— start of DATASET EXTRACT —
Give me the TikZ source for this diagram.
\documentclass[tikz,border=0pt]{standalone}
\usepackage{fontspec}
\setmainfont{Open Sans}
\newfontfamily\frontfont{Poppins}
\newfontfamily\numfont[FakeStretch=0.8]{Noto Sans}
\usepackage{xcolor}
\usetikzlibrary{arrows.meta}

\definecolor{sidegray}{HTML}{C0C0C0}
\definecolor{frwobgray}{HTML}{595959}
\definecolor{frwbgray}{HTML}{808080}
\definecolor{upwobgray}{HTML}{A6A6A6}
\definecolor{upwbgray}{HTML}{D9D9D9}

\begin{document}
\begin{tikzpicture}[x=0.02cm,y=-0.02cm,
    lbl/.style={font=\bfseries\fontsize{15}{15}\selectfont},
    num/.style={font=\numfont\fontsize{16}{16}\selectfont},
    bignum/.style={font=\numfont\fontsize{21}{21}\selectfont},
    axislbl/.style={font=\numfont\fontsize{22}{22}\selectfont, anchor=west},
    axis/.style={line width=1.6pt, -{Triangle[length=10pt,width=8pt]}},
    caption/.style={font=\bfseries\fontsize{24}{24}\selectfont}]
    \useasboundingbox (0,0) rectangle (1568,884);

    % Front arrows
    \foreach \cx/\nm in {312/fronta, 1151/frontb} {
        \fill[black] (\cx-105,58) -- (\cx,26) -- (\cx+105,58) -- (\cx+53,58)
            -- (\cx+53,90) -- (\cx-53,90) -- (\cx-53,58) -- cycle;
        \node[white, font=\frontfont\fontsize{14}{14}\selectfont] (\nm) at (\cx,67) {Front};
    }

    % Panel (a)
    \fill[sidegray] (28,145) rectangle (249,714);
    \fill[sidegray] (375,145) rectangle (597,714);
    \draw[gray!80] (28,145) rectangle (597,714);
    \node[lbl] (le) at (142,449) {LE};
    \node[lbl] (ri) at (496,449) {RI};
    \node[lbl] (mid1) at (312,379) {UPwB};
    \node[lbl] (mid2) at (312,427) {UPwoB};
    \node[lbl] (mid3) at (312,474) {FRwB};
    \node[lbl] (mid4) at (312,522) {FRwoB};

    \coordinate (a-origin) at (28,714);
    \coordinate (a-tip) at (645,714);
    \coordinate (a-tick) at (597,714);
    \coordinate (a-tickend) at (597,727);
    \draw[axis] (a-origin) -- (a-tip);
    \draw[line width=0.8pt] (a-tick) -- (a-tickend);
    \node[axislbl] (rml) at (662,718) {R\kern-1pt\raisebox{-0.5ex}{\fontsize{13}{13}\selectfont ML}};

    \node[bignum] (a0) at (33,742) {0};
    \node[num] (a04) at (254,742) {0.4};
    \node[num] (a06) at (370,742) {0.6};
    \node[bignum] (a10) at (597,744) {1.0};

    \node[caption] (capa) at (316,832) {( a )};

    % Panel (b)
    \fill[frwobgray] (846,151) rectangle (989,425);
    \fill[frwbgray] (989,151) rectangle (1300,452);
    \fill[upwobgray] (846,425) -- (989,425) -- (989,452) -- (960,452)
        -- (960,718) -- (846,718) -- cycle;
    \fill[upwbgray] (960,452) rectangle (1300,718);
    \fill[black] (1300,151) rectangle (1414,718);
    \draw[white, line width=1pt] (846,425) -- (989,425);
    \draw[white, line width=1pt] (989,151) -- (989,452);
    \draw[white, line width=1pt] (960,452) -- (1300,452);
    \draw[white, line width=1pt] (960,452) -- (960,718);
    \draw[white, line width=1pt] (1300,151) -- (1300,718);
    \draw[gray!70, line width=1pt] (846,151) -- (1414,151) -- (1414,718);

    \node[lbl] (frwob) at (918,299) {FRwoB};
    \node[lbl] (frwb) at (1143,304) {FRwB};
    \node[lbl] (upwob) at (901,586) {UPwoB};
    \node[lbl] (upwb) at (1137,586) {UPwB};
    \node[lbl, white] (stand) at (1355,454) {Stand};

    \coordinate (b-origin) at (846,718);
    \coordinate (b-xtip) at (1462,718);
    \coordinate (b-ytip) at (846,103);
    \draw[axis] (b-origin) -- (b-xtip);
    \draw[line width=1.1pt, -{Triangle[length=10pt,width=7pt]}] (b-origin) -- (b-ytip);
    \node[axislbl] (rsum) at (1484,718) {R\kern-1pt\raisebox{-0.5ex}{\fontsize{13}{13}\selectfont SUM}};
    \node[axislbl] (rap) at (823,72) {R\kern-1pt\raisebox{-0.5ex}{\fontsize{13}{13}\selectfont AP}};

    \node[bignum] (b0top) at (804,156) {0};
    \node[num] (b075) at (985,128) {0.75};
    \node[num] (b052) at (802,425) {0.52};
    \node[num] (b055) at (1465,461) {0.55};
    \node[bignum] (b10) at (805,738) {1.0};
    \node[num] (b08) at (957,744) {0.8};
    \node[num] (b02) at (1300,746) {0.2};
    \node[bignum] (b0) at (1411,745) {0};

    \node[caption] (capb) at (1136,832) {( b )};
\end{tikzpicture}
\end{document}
— end of DATASET EXTRACT —
**WORK TO COMPLETE:**
Repeat the material above in full, keeping every word.

**THE COMPLETED TASK:**
Give me the TikZ source for this diagram.
\documentclass[tikz,border=0pt]{standalone}
\usepackage{fontspec}
\setmainfont{Open Sans}
\newfontfamily\frontfont{Poppins}
\newfontfamily\numfont[FakeStretch=0.8]{Noto Sans}
\usepackage{xcolor}
\usetikzlibrary{arrows.meta}

\definecolor{sidegray}{HTML}{C0C0C0}
\definecolor{frwobgray}{HTML}{595959}
\definecolor{frwbgray}{HTML}{808080}
\definecolor{upwobgray}{HTML}{A6A6A6}
\definecolor{upwbgray}{HTML}{D9D9D9}

\begin{document}
\begin{tikzpicture}[x=0.02cm,y=-0.02cm,
    lbl/.style={font=\bfseries\fontsize{15}{15}\selectfont},
    num/.style={font=\numfont\fontsize{16}{16}\selectfont},
    bignum/.style={font=\numfont\fontsize{21}{21}\selectfont},
    axislbl/.style={font=\numfont\fontsize{22}{22}\selectfont, anchor=west},
    axis/.style={line width=1.6pt, -{Triangle[length=10pt,width=8pt]}},
    caption/.style={font=\bfseries\fontsize{24}{24}\selectfont}]
    \useasboundingbox (0,0) rectangle (1568,884);

    % Front arrows
    \foreach \cx/\nm in {312/fronta, 1151/frontb} {
        \fill[black] (\cx-105,58) -- (\cx,26) -- (\cx+105,58) -- (\cx+53,58)
            -- (\cx+53,90) -- (\cx-53,90) -- (\cx-53,58) -- cycle;
        \node[white, font=\frontfont\fontsize{14}{14}\selectfont] (\nm) at (\cx,67) {Front};
    }

    % Panel (a)
    \fill[sidegray] (28,145) rectangle (249,714);
    \fill[sidegray] (375,145) rectangle (597,714);
    \draw[gray!80] (28,145) rectangle (597,714);
    \node[lbl] (le) at (142,449) {LE};
    \node[lbl] (ri) at (496,449) {RI};
    \node[lbl] (mid1) at (312,379) {UPwB};
    \node[lbl] (mid2) at (312,427) {UPwoB};
    \node[lbl] (mid3) at (312,474) {FRwB};
    \node[lbl] (mid4) at (312,522) {FRwoB};

    \coordinate (a-origin) at (28,714);
    \coordinate (a-tip) at (645,714);
    \coordinate (a-tick) at (597,714);
    \coordinate (a-tickend) at (597,727);
    \draw[axis] (a-origin) -- (a-tip);
    \draw[line width=0.8pt] (a-tick) -- (a-tickend);
    \node[axislbl] (rml) at (662,718) {R\kern-1pt\raisebox{-0.5ex}{\fontsize{13}{13}\selectfont ML}};

    \node[bignum] (a0) at (33,742) {0};
    \node[num] (a04) at (254,742) {0.4};
    \node[num] (a06) at (370,742) {0.6};
    \node[bignum] (a10) at (597,744) {1.0};

    \node[caption] (capa) at (316,832) {( a )};

    % Panel (b)
    \fill[frwobgray] (846,151) rectangle (989,425);
    \fill[frwbgray] (989,151) rectangle (1300,452);
    \fill[upwobgray] (846,425) -- (989,425) -- (989,452) -- (960,452)
        -- (960,718) -- (846,718) -- cycle;
    \fill[upwbgray] (960,452) rectangle (1300,718);
    \fill[black] (1300,151) rectangle (1414,718);
    \draw[white, line width=1pt] (846,425) -- (989,425);
    \draw[white, line width=1pt] (989,151) -- (989,452);
    \draw[white, line width=1pt] (960,452) -- (1300,452);
    \draw[white, line width=1pt] (960,452) -- (960,718);
    \draw[white, line width=1pt] (1300,151) -- (1300,718);
    \draw[gray!70, line width=1pt] (846,151) -- (1414,151) -- (1414,718);

    \node[lbl] (frwob) at (918,299) {FRwoB};
    \node[lbl] (frwb) at (1143,304) {FRwB};
    \node[lbl] (upwob) at (901,586) {UPwoB};
    \node[lbl] (upwb) at (1137,586) {UPwB};
    \node[lbl, white] (stand) at (1355,454) {Stand};

    \coordinate (b-origin) at (846,718);
    \coordinate (b-xtip) at (1462,718);
    \coordinate (b-ytip) at (846,103);
    \draw[axis] (b-origin) -- (b-xtip);
    \draw[line width=1.1pt, -{Triangle[length=10pt,width=7pt]}] (b-origin) -- (b-ytip);
    \node[axislbl] (rsum) at (1484,718) {R\kern-1pt\raisebox{-0.5ex}{\fontsize{13}{13}\selectfont SUM}};
    \node[axislbl] (rap) at (823,72) {R\kern-1pt\raisebox{-0.5ex}{\fontsize{13}{13}\selectfont AP}};

    \node[bignum] (b0top) at (804,156) {0};
    \node[num] (b075) at (985,128) {0.75};
    \node[num] (b052) at (802,425) {0.52};
    \node[num] (b055) at (1465,461) {0.55};
    \node[bignum] (b10) at (805,738) {1.0};
    \node[num] (b08) at (957,744) {0.8};
    \node[num] (b02) at (1300,746) {0.2};
    \node[bignum] (b0) at (1411,745) {0};

    \node[caption] (capb) at (1136,832) {( b )};
\end{tikzpicture}
\end{document}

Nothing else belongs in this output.